[The Sable Cloud by Nehemiah Adams]@TWC D-Link bookThe Sable Cloud CHAPTER VI 9/39
No one from the continent of Europe would infer from those meetings that such beings as Kate and her little babe, and this lady and her husband and father, existed even in fiction, but that slave-holders are Legrees, and the slaves their victims.
What a beautiful effect it would have on us and on the South, if touching tales of loving-kindness between masters and slaves, instances of perfect happiness in that relation, should be cited, and then you should enter your candid, but decided opposition to the system, to its extension, to its evils where it exists.
How soon we should all be found working together, so far as we might, for the amelioration of the colored race here, with a view to the extinction of slavery in every form of it in which it is an evil, or a greater evil than anything which might properly be substituted." "Well," said Mrs.North, "husband, what do you say to that ?" "I like it," said he. "But now," said I, "the language of the place of despair is exhausted in describing and denouncing the South.
If a man among us lifts up his voice to say good things about Southerners, one universal hiss goes up from all your conventions and anti-slavery prints.

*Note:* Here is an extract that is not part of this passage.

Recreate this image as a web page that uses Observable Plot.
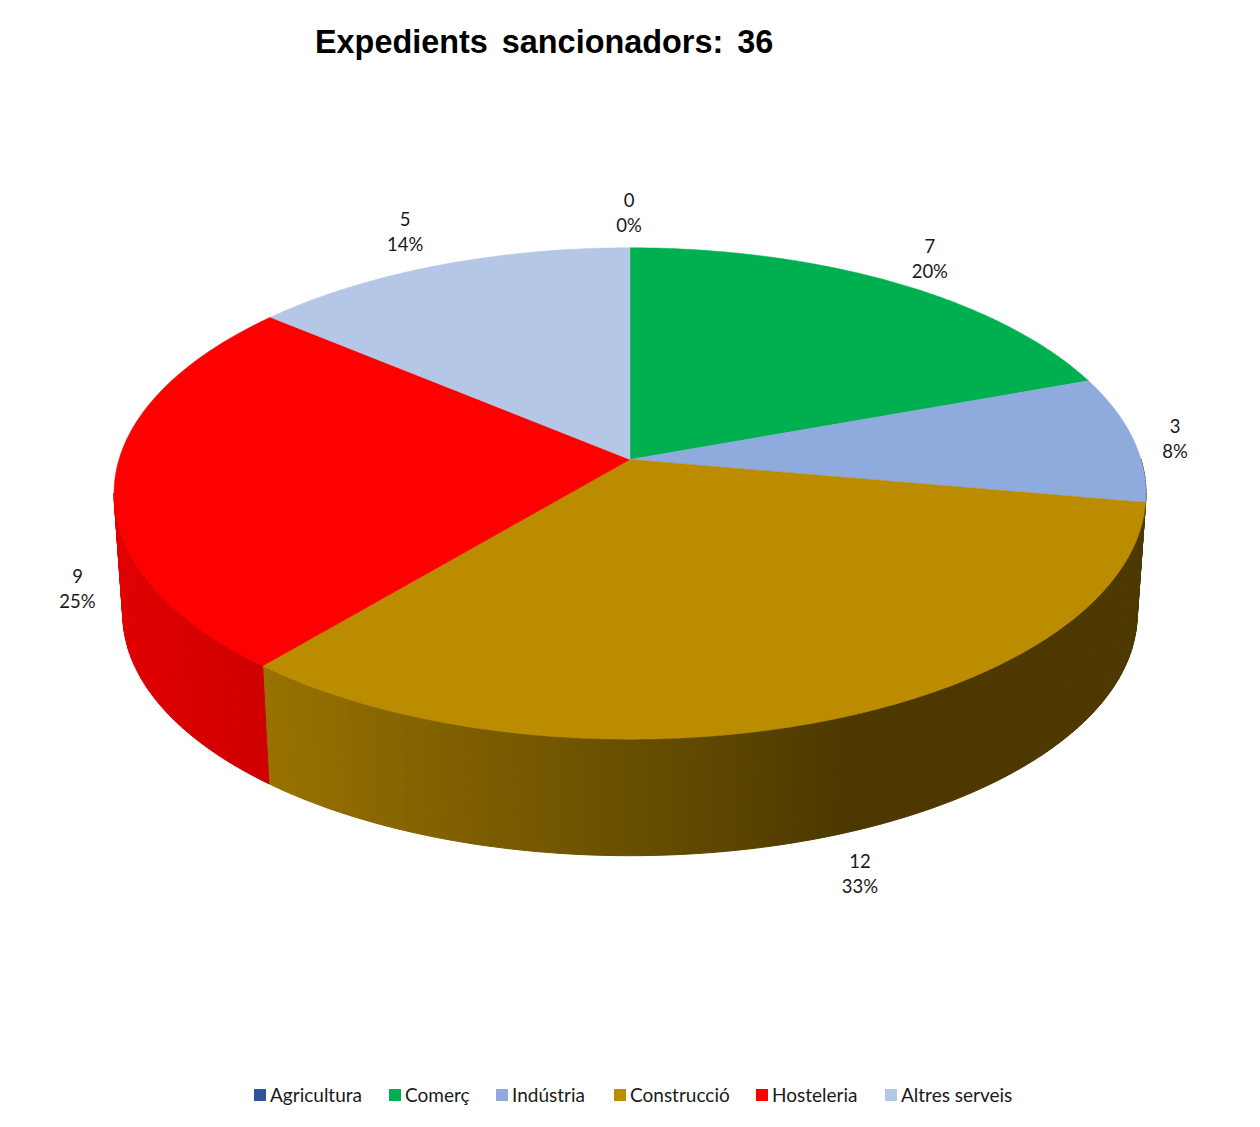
<!DOCTYPE html>
<html>
<head>
<meta charset="utf-8">
<script src="https://cdn.jsdelivr.net/npm/d3@7"></script>
<script src="https://cdn.jsdelivr.net/npm/@observablehq/plot@0.6"></script>
<style>
  html, body { margin: 0; padding: 0; background: #fff; }
  #title { height: 84px; box-sizing: border-box; padding: 22px 0 0 315px; font: bold 32.4px/40px "Liberation Sans", Arial, sans-serif; word-spacing: 5px; color: #000; white-space: nowrap; }
  #chart svg { display: block; }
  #legend { height: 83px; box-sizing: border-box; position: relative; font: 19px/24px Lato, sans-serif; color: #1a1a1a; }
  #legend .item { position: absolute; top: 39px; display: flex; align-items: center; white-space: nowrap; }
  #legend i { display: block; width: 12px; height: 12px; margin-right: 4px; }
</style>
</head>
<body>
<div id="title">Expedients sancionadors: 36</div>
<div id="chart"></div>
<div id="legend"></div>
<script>
const categories = ["Agricultura", "Comerç", "Indústria", "Construcció", "Hosteleria", "Altres serveis"];
const values = [0, 7, 3, 12, 9, 5];
const percents = [0, 20, 8, 33, 25, 14];
const colors = ["#2f5597", "#00b050", "#8faadc", "#bb8c00", "#ff0000", "#b4c7e7"];

// Perspective model of the tilted pie, in picture pixels
const W = 1260, svgTop = 84, svgHeight = 960;
const cx = 629.5, apexY = 459, floorY = 580.3;
const radX = 511, radY = 241, persp = 0.1382, floorScale = 0.983;
const rad = a => a * Math.PI / 180;
const topRim = a => {
  const w = 1 + persp * Math.cos(rad(a));
  return [cx + radX * Math.sin(rad(a)) / w, apexY - radY * Math.cos(rad(a)) / w];
};
const floorRim = a => {
  const w = 1 + persp * Math.cos(rad(a));
  return [cx + floorScale * radX * Math.sin(rad(a)) / w, floorY - floorScale * radY * Math.cos(rad(a)) / w];
};
// Side-wall shading against horizontal position
const shade = d3.scaleLinear().domain([120, 270, 840]).range([0.88, 0.81, 0.41]).clamp(true);
const darken = (hex, k) => {
  const c = d3.rgb(hex);
  return d3.rgb(c.r * k, c.g * k, c.b * k).formatHex();
};

const total = d3.sum(values);
const cum = d3.cumsum(values);
const slices = categories.map((name, i) => ({
  name, i, value: values[i], percent: percents[i], color: colors[i],
  start: (cum[i] - values[i]) / total * 360,
  end: cum[i] / total * 360
}));
const sideLimit = 180 + Math.acos(persp) * 180 / Math.PI;

const topPts = [];
const sidePts = [];
for (const s of slices) {
  if (s.value === 0) continue;
  topPts.push({ x: cx, y: apexY, z: s.name, color: s.color });
  for (const a of d3.range(s.start, s.end, 0.5).concat(s.end)) {
    const [x, y] = topRim(a);
    topPts.push({ x, y, z: s.name, color: s.color });
  }
  topPts.push({ x: cx, y: apexY, z: s.name, color: s.color });
  const from = Math.max(s.start, 90), to = Math.min(s.end, sideLimit);
  if (to <= from) continue;
  for (const a of d3.range(from, to, 1)) {
    const b = Math.min(a + 1, to);
    const [x1, y1] = topRim(a), [x2, y2] = topRim(b), [x3, y3] = floorRim(b), [x4, y4] = floorRim(a);
    const col = darken(s.color, shade((x1 + x2 + x3 + x4) / 4));
    const z = s.name + a;
    sidePts.push({ x: x1, y: y1, z, color: col }, { x: x2, y: y2, z, color: col },
      { x: x3, y: y3, z, color: col }, { x: x4, y: y4, z, color: col }, { x: x1, y: y1, z, color: col });
  }
}

// Label nudges from the rim anchor, as dx / dy
const labelDx = [-1, 36.5, 42, 32.5, -46, -33];
const labelDy = [-36.5, -25, -1, 35.5, -14, -35];
const labelFont = { fontFamily: "Lato, sans-serif", fontSize: 18.5, fill: "#1a1a1a", lineHeight: 1.36, textAnchor: "middle", lineAnchor: "middle" };
const labelMarks = slices.map((s, i) => {
  const mid = (s.start + s.end) / 2;
  const [x, y] = Math.cos(rad(mid)) < 0 ? floorRim(mid) : topRim(mid);
  return Plot.text([{ x, y, t: `${s.value}\n${s.percent}%` }], { x: "x", y: "y", text: "t", dx: labelDx[i], dy: labelDy[i], ...labelFont });
});

const chart = Plot.plot({
  width: W, height: svgHeight,
  marginTop: 0, marginRight: 0, marginBottom: 0, marginLeft: 0,
  style: { background: "#fff" },
  x: { domain: [0, W], range: [0, W], axis: null },
  y: { domain: [svgTop, svgTop + svgHeight], range: [0, svgHeight], axis: null },
  marks: [
    Plot.line(sidePts, { x: "x", y: "y", z: "z", fill: "color", stroke: "color", strokeWidth: 1, curve: "linear" }),
    Plot.line(topPts, { x: "x", y: "y", z: "z", fill: "color", stroke: "color", strokeWidth: 0.5, curve: "linear" }),
    ...labelMarks
  ]
});
document.getElementById("chart").append(chart);

const legendLefts = [254, 389, 496, 614, 756, 885];
const legend = d3.select("#legend");
categories.forEach((name, i) => {
  const item = legend.append("div").attr("class", "item").style("left", legendLefts[i] + "px");
  item.append("i").style("background", colors[i]);
  item.append("span").text(name);
});
</script>
</body>
</html>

He may be seeking the same end with you, namely, the peaceful removal of slavery, with due regard to the highest good of all concerned; but let him utter a word in arrest of your unqualified condemnation of slavery as it actually is, and there are no persecutors, nor scourges, nor intolerance on the earth, more fierce and cruel than you and your denunciations." "Take it patiently, husband," said Mrs.North, "you know that you deserve it." "I know from this," said I, "if from nothing else, that your theory is wrong.